Essen. . War die Affäre um die Essener Entsorgungsbetriebe ein Einzelfall? Oberbürgermeister Reinhard Paß will, dass die rund 20 städtischen Töchter nun genaue Angaben zu Spenden und Sponsoring, Vergünstigungen und Vergaben, Beraterverträgen und Zuwendungen aller Art machen.

Lukrative Beraterverträge für eigene (Polit-)Kumpels und eine allzu lockere Vergabepraxis bei Aufträgen, dazu ein umstrittenes Belohnungs-System für die immer gleichen Spezis im Betrieb und allerlei Vergünstigungen im Graubereich zwischen Geschmäckle und Korruption – kein Zweifel, die Affäre um die Entsorgungsbetriebe Essen (EBE) bedient so ziemlich alle Vorurteile, die in den Köpfen einer kritischen, manchmal vielleicht auch überkritischen Öffentlichkeit über den vermeintlichen „Selbstbedienungsladen“ der städtischer Beteiligungen herumspuken.

Wer nachfragt, findet von dem anrüchigen Geschäftsgebaren, welches das private Entsorgungsunternehmen Remondis angeprangert hat, zwar manches bestätigt. Die juristische Beurteilung aber steht bis auf weiteres noch aus.

Der umstrittene Alltag bei den Entsorgungsbetrieben

Dennoch beschleicht den Oberbürgermeister offenbar das ungute Gefühl, der umstrittene Alltag bei den Entsorgungsbetrieben, er könnte womöglich doch kein Einzelfall sein, sondern im illustren Kreis der städtischen Beteiligungen auch andernorts eher die Regel.

Reinhard Paß möchte es genau wissen, und deshalb bekamen die Chefs von rund 20 städtischen Tochterfirmen am vergangenen Donnerstag nach Feierabend noch eine E-Mail aus dem Rathaus. „Im Auftrag von Herrn Oberbürgermeister Paß“ wandte sich da der Leiter des städtischen Beteiligungsmanagements, Patrick Schwefer, an Marketing-Chefin Eva Sunderbrink und die versammelte Männerschar mit der Anmerkung, die „Geschäftsvorfälle“ der EBE hätten „eine sicherlich im Grundsatz wünschenswerte politische und gesellschaftliche Diskussion über die geschäftliche Praxis“ befeuert.
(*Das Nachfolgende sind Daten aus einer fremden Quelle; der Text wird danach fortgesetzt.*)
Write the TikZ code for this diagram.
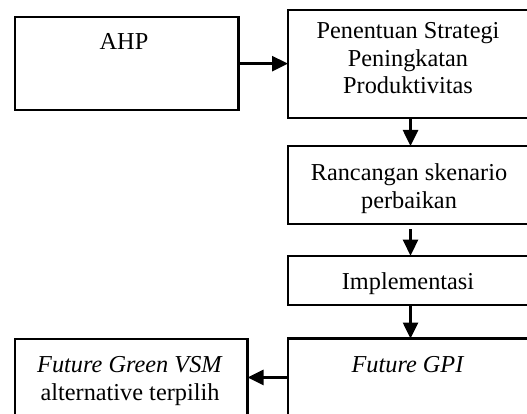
\documentclass[tikz,border=0pt]{standalone}
\usepackage{fontspec}
\setmainfont{Liberation Serif}
\usetikzlibrary{arrows.meta}
\begin{document}
\begin{tikzpicture}[x=1pt,y=-1pt,
  boxn/.style={draw=black,line width=2.2pt,rectangle,inner sep=0pt,outer sep=0pt,anchor=north west},
  txt/.style={inner sep=0pt,anchor=base,align=center,font=\fontsize{24.3pt}{27.5pt}\selectfont},
  arr/.style={line width=2.6pt,-{Triangle[length=16pt,width=15pt]}}]
\useasboundingbox (0,0) rectangle (527,414);
\clip (0,0) rectangle (527,414);
\node[boxn,minimum width=223.5pt,minimum height=92.7pt] (ahp) at (15,17.3) {};
\node[boxn,minimum width=245pt,minimum height=108.3pt] (strat) at (288,10) {};
\node[boxn,minimum width=245pt,minimum height=78pt] (ranc) at (288,146) {};
\node[boxn,minimum width=245pt,minimum height=49.3pt] (impl) at (288,255.7) {};
\node[boxn,minimum width=245pt,minimum height=77.9pt] (gpi) at (288,338.5) {};
\node[boxn,minimum width=232.5pt,minimum height=77.4pt] (vsm) at (15,339) {};
\node[txt] (tahp) at (124,49.3) {AHP};
\node[txt] (tstrat) at (408,94) {Penentuan Strategi\\Peningkatan\\Produktivitas};
\node[txt] (tranc) at (409,208.3) {Rancangan skenario\\perbaikan};
\node[txt] (timpl) at (408,289.3) {Implementasi};
\node[txt] (tgpi) at (408,372.7) {\textit{Future GPI}};
\node[txt] (tvsm) at (130,400) {\textit{Future Green VSM}\\alternative terpilih};
\draw[arr] (ahp.east) -- (ahp.east -| strat.west);
\draw[arr] (strat.south) -- (ranc.north);
\draw[arr] ([yshift=-5pt]ranc.south) -- (impl.north);
\draw[arr] (impl.south) -- (gpi.north);
\draw[arr] (gpi.west) -- (gpi.west -| vsm.east);
\end{tikzpicture}
\end{document}
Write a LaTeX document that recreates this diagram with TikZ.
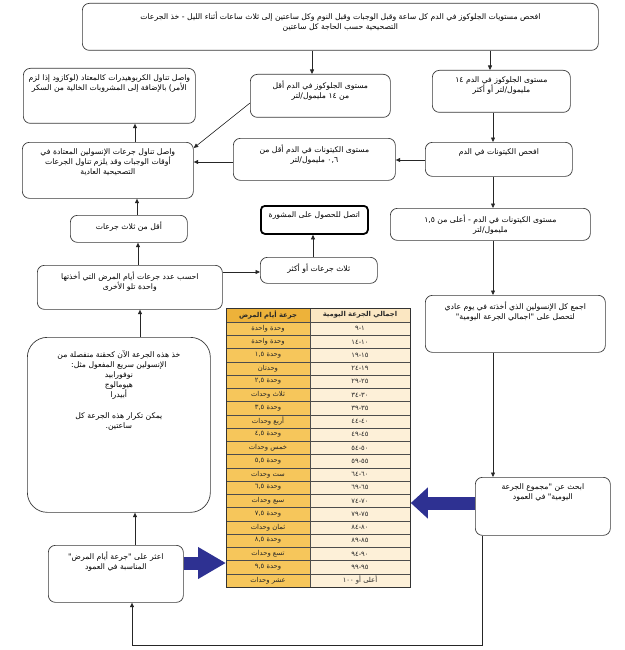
\documentclass[tikz,border=0pt]{standalone}
\usepackage{fontspec}
\setmainfont{DejaVu Sans}
\newfontfamily\arabicfont[Script=Arabic]{DejaVu Sans}
\TeXXeTstate=1
\usetikzlibrary{arrows.meta,calc}
\definecolor{boxline}{HTML}{3A3A3A}
\definecolor{gold}{HTML}{F6C65B}
\definecolor{goldhead}{HTML}{EDB23A}
\definecolor{cream}{HTML}{FDF0D8}
\definecolor{creamhead}{HTML}{FBE7C2}
\definecolor{fatblue}{HTML}{2E3192}
\newcommand\AR[1]{\mbox{\beginR #1\endR}}
\def\padtop{6pt}
\newcommand\FB[7][]{%
  \pgfmathsetmacro\bw{#5-#3}%
  \pgfmathsetmacro\bh{#6-#4}%
  \node[fb,anchor=north west,#1] (#2) at (#3,#4)
   {\parbox[c][\bh pt][t]{\bw pt}{\centering\vspace*{\padtop}#7\par}};}
\begin{document}
\begin{tikzpicture}[x=1pt,y=-1pt,
  fb/.style={draw=boxline,line width=0.7pt,rounded corners=7pt,inner sep=0pt,fill=white,
    font=\arabicfont\fontsize{7.7}{10.2}\selectfont},
  arr/.style={draw=black!85,line width=0.6pt,-{Triangle[length=4.5pt,width=4pt]}},
  fat/.style={line width=13pt,draw=fatblue},
  tabtxt/.style={font=\arabicfont\fontsize{6.8}{8}\selectfont,inner sep=0pt,text=black!85},
  grid/.style={draw=black!70,line width=0.4pt}]
\useasboundingbox (0,0) rectangle (624,650);
\fill[white] (0,0) rectangle (624,650);

% boxes
\def\padtop{8pt}
\FB{top}{82}{3}{598}{50}{\AR{افحص مستويات الجلوكوز في الدم كل ساعة وقبل الوجبات وقبل النوم وكل ساعتين إلى ثلاث ساعات أثناء الليل - خذ الجرعات}\\\AR{التصحيحية حسب الحاجة كل ساعتين}}
\def\padtop{6pt}
\FB{M1}{250}{74}{390}{117}{\AR{مستوى الجلوكوز في الدم أقل}\\\AR{من ١٤ مليمول/لتر}}
\FB{R1}{432}{70}{570}{112}{\AR{مستوى الجلوكوز في الدم ١٤}\\\AR{مليمول/لتر أو أكثر}}
\FB{R2}{425}{142}{572}{176}{\AR{افحص الكيتونات في الدم}}
\FB{M2}{233}{138}{395}{180}{\AR{مستوى الكيتونات في الدم أقل من}\\\AR{٠,٦ مليمول/لتر}}
\FB{L1}{23}{68}{195}{123}{\AR{واصل تناول الكربوهيدرات كالمعتاد (لوكازود إذا لزم}\\\AR{الأمر) بالإضافة إلى المشروبات الخالية من السكر}}
\FB{L2}{22}{142}{193}{198}{\AR{واصل تناول جرعات الإنسولين المعتادة في}\\\AR{أوقات الوجبات وقد يلزم تناول الجرعات}\\\AR{التصحيحية العادية}}
\FB{L3}{70}{215}{187}{242}{\AR{أقل من ثلاث جرعات}}
\FB{L4}{37}{265}{222}{309}{\AR{احسب عدد جرعات أيام المرض التي أخذتها}\\\AR{واحدة تلو الأخرى}}
\FB{L5}{260}{257}{377}{283}{\AR{ثلاث جرعات أو أكثر}}
\FB[line width=1.8pt,draw=black,rounded corners=4pt]{L6}{260}{205}{367}{233}{\AR{اتصل للحصول على المشورة}}
\FB{R3}{390}{208}{590}{240}{\AR{مستوى الكيتونات في الدم - أعلى من ١,٥}\\\AR{مليمول/لتر}}
\FB{R4}{425}{295}{605}{352}{\AR{اجمع كل الإنسولين الذي أخذته في يوم عادي}\\\AR{لتحصل على "اجمالي الجرعة اليومية"}}
\FB{R5}{475}{477}{610}{535}{\AR{ابحث عن "مجموع الجرعة}\\\AR{اليومية" في العمود}}
\def\padtop{13pt}
\FB[rounded corners=20pt]{L7}{27}{337}{210}{512}{\AR{خذ هذه الجرعة الآن كحقنة منفصلة من}\\\AR{الإنسولين سريع المفعول مثل:}\\\AR{نوفورابيد}\\\AR{هيومالوج}\\\AR{أبيدرا}\\[10pt]\AR{يمكن تكرار هذه الجرعة كل}\\\AR{ساعتين.}}
\def\padtop{6pt}
\FB{L8}{48}{545}{183}{602}{\AR{اعثر على "جرعة أيام المرض"}\\\AR{المناسبة في العمود}}

% table
\fill[goldhead] (226,308) rectangle (310,322);
\fill[creamhead] (310,308) rectangle (410,322);
\fill[gold] (226,322) rectangle (310,587);
\fill[cream] (310,322) rectangle (410,587);
\foreach \i in {0,...,19} \draw[grid] (226,{322+13.25*\i}) -- (410,{322+13.25*\i});
\draw[grid] (310,308) -- (310,587);
\node[tabtxt] at (268,315) {\bfseries\AR{جرعة أيام المرض}};
\node[tabtxt] at (360,315) {\bfseries\AR{اجمالي الجرعة اليومية}};
\foreach \l/\r [count=\i from 0] in {
 {وحدة واحدة}/{١-٩},
 {وحدة واحدة}/{١٠-١٤},
 {وحدة ١,٥}/{١٥-١٩},
 {وحدتان}/{١٩-٢٤},
 {وحدة ٢,٥}/{٢٥-٢٩},
 {ثلاث وحدات}/{٣٠-٣٤},
 {وحدة ٣,٥}/{٣٥-٣٩},
 {أربع وحدات}/{٤٠-٤٤},
 {وحدة ٤,٥}/{٤٥-٤٩},
 {خمس وحدات}/{٥٠-٥٤},
 {وحدة ٥,٥}/{٥٥-٥٩},
 {ست وحدات}/{٦٠-٦٤},
 {وحدة ٦,٥}/{٦٥-٦٩},
 {سبع وحدات}/{٧٠-٧٤},
 {وحدة ٧,٥}/{٧٥-٧٩},
 {ثمان وحدات}/{٨٠-٨٤},
 {وحدة ٨,٥}/{٨٥-٨٩},
 {تسع وحدات}/{٩٠-٩٤},
 {وحدة ٩,٥}/{٩٥-٩٩},
 {عشر وحدات}/{أعلى أو ١٠٠}}
 {\node[tabtxt] at (268,{322+13.25*(\i+0.5)}) {\AR{\l}};
  \node[tabtxt] at (360,{322+13.25*(\i+0.5)}) {\AR{\r}};}
\node[draw=black!80,line width=0.8pt,inner sep=0pt,minimum width=184pt,minimum height=279pt,anchor=north west] (tbl) at (226,308) {};

% connectors
\draw[arr] (312,0 |- top.south) -- (312,0 |- M1.north);
\draw[arr] (490,0 |- top.south) -- (490,0 |- R1.north);
\draw[arr] (493,0 |- R1.south) -- (493,0 |- R2.north);
\draw[arr] (M1.west |- 0,103) -- (L2.east |- 0,148);
\draw[arr] (R2.west |- 0,160) -- (M2.east |- 0,160);
\draw[arr] (M2.west |- 0,162) -- (L2.east |- 0,162);
\draw[arr] (135,0 |- L2.north) -- (135,0 |- L1.south);
\draw[arr] (137,0 |- L3.north) -- (137,0 |- L2.south);
\draw[arr] (138,0 |- L4.north) -- (138,0 |- L3.south);
\draw[arr] (L4.east |- 0,272) -- (L5.west |- 0,272);
\draw[arr] (313,0 |- L5.north) -- (313,0 |- L6.south);
\draw[arr] (493,0 |- R2.south) -- (493,0 |- R3.north);
\draw[arr] (493,0 |- R3.south) -- (493,0 |- R4.north);
\draw[arr] (493,0 |- R4.south) -- (493,0 |- R5.north);
\draw[arr] (140,0 |- L7.north) -- (140,0 |- L4.south);
\draw[arr] (482,0 |- R5.south) -- (482,645) -| (132,0 |- L8.south);
\draw[arr] (135,0 |- L8.north) -- (135,0 |- L7.south);
\draw[fat,-{Triangle[length=17pt,width=30pt]}] (R5.west |- 0,503) -- (tbl.east |- 0,503);
\draw[fat,-{Triangle[length=28pt,width=30pt]}] (L8.east |- 0,563) -- (tbl.west |- 0,563);
\end{tikzpicture}
\end{document}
Und da über kurz oder lang auch Fragen zu anderen Stadt-Firmen zu erwarten seien, möge man doch bitte den beigefügten Fragenkatalog beantworten, und zwar, wie Schwefer freundlich, aber bestimmt formulierte, „zeitnah“.

Vier Themenbereichen aus den Geschäftsjahren von 2008 bis 2013

Was dann folgt, ist ein so üppiger Strauß von Fragen zu vier Themenbereichen aus den Geschäftsjahren von 2008 bis 2013, dass man ihn nur mit einem kurzen Formel auf den Punkt bringen kann: „Hose runter.“

Gefragt wird nach Spenden und Sponsorings, nach Vergünstigungen und Vergaben, nach Beraterverträgen und Zuwendungen aller Art: Wer hat profitiert? In welcher Höhe? Und warum?

Es geht dabei um das gesamte Spektrum der städtischen Unternehmungen, um Auftragsvolumina und Freikarten, Vergünstigungen für Geschäftspartner und Essens-Einladungen mit einem Wert oberhalb von 50 Euro. Und es geht um die Chefs selbst: „Erhalten Sie und /oder Ihre leitenden Mitarbeiter/innen Vergünstigungen von Vertragspartnern? Auf welcher Grundlage und in welcher Höhe...?“

Ganz gezielt wird auch nach der Beteiligung von Politikern gefragt, nach Mitgliedern von Rat und Bezirksvertretungen, nach Repräsentanten politischer Parteien, ja sogar nach indirekten Kontakten, etwa über Familienangehörige. Und auch hier die Frage: Haben die leitenden Leute selber profitiert? Und wenn ja: wie?

Das Geschäftsgebaren der Stadt-Töchter

Seit die Umfrage unter den Chefs der städtischen Beteiligungen in der Welt ist, schießen die Spekulationen darüber ins Kraut. Denn hinter den Kulissen ist längst klar, dass damit die Debatte weg von den Entsorgungsbetrieben (mit dem Oberbürgermeister als ersten Aufseher) hin zu einer allgemeinen Diskussion um das Geschäftsgebaren der Stadt-Töchter gelenkt wird. Das könnte, so mutmaßen manche, dem OB durchaus in den Kram passen, weil es seine Verantwortung relativiert.

Ob die Ergebnisse der Umfrage den Weg in die Öffentlichkeit finden sollen, schreibt der Chef des Beteiligungsmanagements nicht in seiner Mail. Aber nachfragen wird man, ganz bestimmt.